Libertad de expresión en riesgo: hablemos del Proyecto de Ley 139

2025-08-26 Leer en voz alta

El Proyecto de Ley 139 de 2024/Cámara propone prohibir la comercialización, distribución, uso y porte de símbolos, imágenes o prendas asociadas a personas condenadas por delitos, con el argumento de combatir la apología al crimen y transformar la percepción de Colombia en torno a su historia de violencia. Aunque la intención de avanzar hacia una cultura de paz puede ser loable, el camino escogido plantea serios riesgos para el ejercicio de la libertad de expresión y el debate democrático.

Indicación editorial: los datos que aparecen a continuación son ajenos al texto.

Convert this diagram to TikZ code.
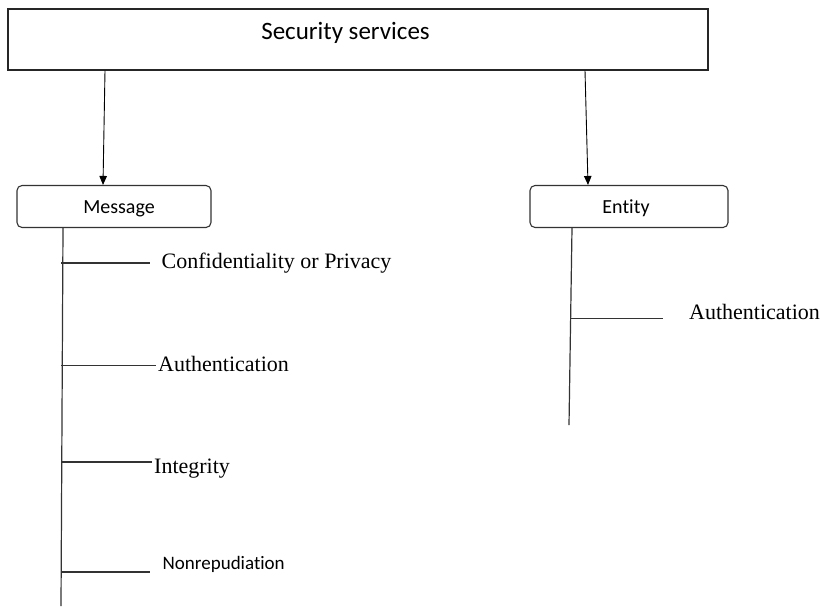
\documentclass[tikz,border=0pt]{standalone}
\usepackage{fontspec}
\setmainfont[Ligatures={NoCommon}]{Liberation Serif}
\newfontfamily\boxfont[Ligatures={NoCommon}]{Carlito}
\usetikzlibrary{arrows.meta}

\begin{document}
\begin{tikzpicture}[
    x=1pt, y=-1pt,
    mainbox/.style={draw=black!85, line width=1.1pt, minimum width=700pt,
                    minimum height=61pt, inner sep=0pt},
    catbox/.style={draw=black!80, line width=1.1pt, rounded corners=5pt,
                   minimum height=42pt, inner sep=0pt},
    boxtext/.style={font=\boxfont\fontsize{20}{24}\selectfont,
                    inner sep=0pt, anchor=base},
    item/.style={font=\fontsize{22}{26}\selectfont, inner sep=0pt,
                 anchor=base west},
    link/.style={-{Triangle[length=9pt, width=7.5pt]}, line width=0.9pt},
    trunk/.style={black!80, line width=1.2pt},
]
\useasboundingbox (0,0) rectangle (821,606);

% ---- top box ----
\node[mainbox] (sec) at (358,39.5) {};
\node[boxtext, font=\boxfont\fontsize{25}{29}\selectfont] (sectext)
    at (345.5,39.5) {Security services};

% ---- Message / Entity ----
\node[catbox, minimum width=194pt] (msg) at (114,206.5) {};
\node[boxtext] (msgtext) at (119,213) {Message};
\node[catbox, minimum width=198pt] (ent) at (629,206.5) {};
\node[boxtext] (enttext) at (626,213) {Entity};

\draw[link] ([xshift=-253pt]sec.south) -- ([xshift=-11pt]msg.north);
\draw[link] ([xshift=227pt]sec.south) -- ([xshift=-41pt]ent.north);

% ---- Message branches ----
\coordinate (mbot) at (61,606);
\draw[trunk] ([xshift=-51pt]msg.south) -- (mbot);
\coordinate (m1) at (61,263);   \coordinate (m1e) at (150,263);
\coordinate (m2) at (61,365.5); \coordinate (m2e) at (156,365.5);
\coordinate (m3) at (61,462);   \coordinate (m3e) at (152,462);
\coordinate (m4) at (61,572);   \coordinate (m4e) at (150,572);
\draw[trunk] (m1) -- (m1e);
\draw[trunk] (m2) -- (m2e);
\draw[trunk] (m3) -- (m3e);
\draw[trunk] (m4) -- (m4e);
\node[item] (conf) at (161.5,268.3) {Confidentiality or Privacy};
\node[item] (mauth) at (158,371) {Authentication};
\node[item] (integ) at (154,473.3) {Integrity};
\node[item, font=\boxfont\fontsize{19}{23}\selectfont] (nonrep)
    at (162.5,569.5) {Nonrepudiation};

% ---- Entity branch ----
\coordinate (ebot) at (569,425);
\draw[trunk] ([xshift=-57pt]ent.south) -- (ebot);
\coordinate (e1) at (571,318.5); \coordinate (e1e) at (663,318.5);
\draw[trunk] (e1) -- (e1e);
\node[item] (eauth) at (689,319) {Authentication};
\end{tikzpicture}
\end{document}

Uno de los principales problemas del proyecto es su definición ambigua de “apología del delito”. La falta de precisión jurídica en este tipo de normativas abre la puerta a interpretaciones arbitrarias que podrían terminar silenciando opiniones legítimas, restringiendo el derecho a la crítica y afectando a periodistas, defensores de derechos humanos o ciudadanos que cuestionan las acciones del Estado o de grupos armados. En una democracia, el derecho a expresarse, incluso cuando el discurso es provocador o incómodo, está protegido mientras no exista una incitación directa y concreta a la violencia.

La Comisión Interamericana de Derechos Humanos ha sido clara al respecto: la criminalización de expresiones relacionadas con el terrorismo o el crimen solo es admisible cuando hay una incitación intencional y directa a cometer actos violentos, con una relación verificable entre el discurso y el riesgo de su materialización. Aplicar normas penales por “apología” sin este estándar no solo es desproporcionado, sino peligroso. En Colombia, donde la protesta y la disidencia política a menudo enfrentan estigmatización, este tipo de legislación puede convertirse en una herramienta de censura.

Además, el proyecto contempla una atribución especialmente delicada: le concede al Ministerio de Tecnologías de la Información y las Comunicaciones (MinTIC) la facultad de remover y evitar la circulación de contenidos que promuevan simbología relacionada con el narcotráfico, el terrorismo o crímenes de lesa humanidad; esto sin establecer criterios claros, mecanismos de control ni garantías de debido proceso. Que una entidad del Ejecutivo tenga el poder de decidir qué puede o no circular en internet sin supervisión judicial crea un precedente muy grave para la libertad de expresión, sobre todo en contextos donde los gobiernos han utilizado estas herramientas para silenciar a la oposición o a medios críticos.

En el caso de normas que afectan directamente el ejercicio de derechos fundamentales como la libertad de expresión, el trámite legislativo debe seguir el procedimiento de ley estatutaria. Esta exigencia no es un formalismo, ya que garantiza un debate amplio, mayorías cualificadas y un control previo de constitucionalidad. Saltarse ese proceso reduce los niveles de protección democrática y habilita la aprobación de normas que pueden ser inconstitucionales o desproporcionadas.

Si bien es necesario cuestionar la normalización o romantización de figuras asociadas con la violencia o el crimen en la cultura popular, este tipo de transformación social no se logra mediante prohibiciones amplias y punitivas. La exaltación de estas figuras en la música, el cine o las redes sociales responde a dinámicas complejas de exclusión, desigualdad y falta de alternativas. Intentar borrar estos símbolos sin un enfoque pedagógico, sin inversión en memoria histórica y sin una estrategia estructural, es condenar el síntoma sin tratar la enfermedad.

Hay ejemplos valiosos de estrategias preventivas que pueden servir como punto de partida. La campaña “Pilas Ahí”, impulsada en 2022 por la Secretaría de Educación de Bogotá, buscó prevenir la violencia en entornos escolares fomentando una cultura de paz. De forma similar, programas de la Policía Nacional en regiones como Nariño han trabajado en la protección de niños, niñas y adolescentes. Sin embargo, ninguna de estas iniciativas ha abordado de forma específica la normalización del delito desde un enfoque cultural y simbólico. Lo que se necesita son propuestas educativas sólidas, procesos de memoria que reconozcan la complejidad del conflicto colombiano y espacios de participación ciudadana que permitan resignificar lo que se recuerda y cómo se recuerda.

Prohibir símbolos sin contexto, sin pedagogía y sin participación es una forma de silenciar, no de transformar. Si el objetivo es construir una narrativa colectiva que reconozca las heridas del pasado pero también proyecte un futuro distinto, el camino debe ser el de la educación, el debate y la protección de las libertades fundamentales.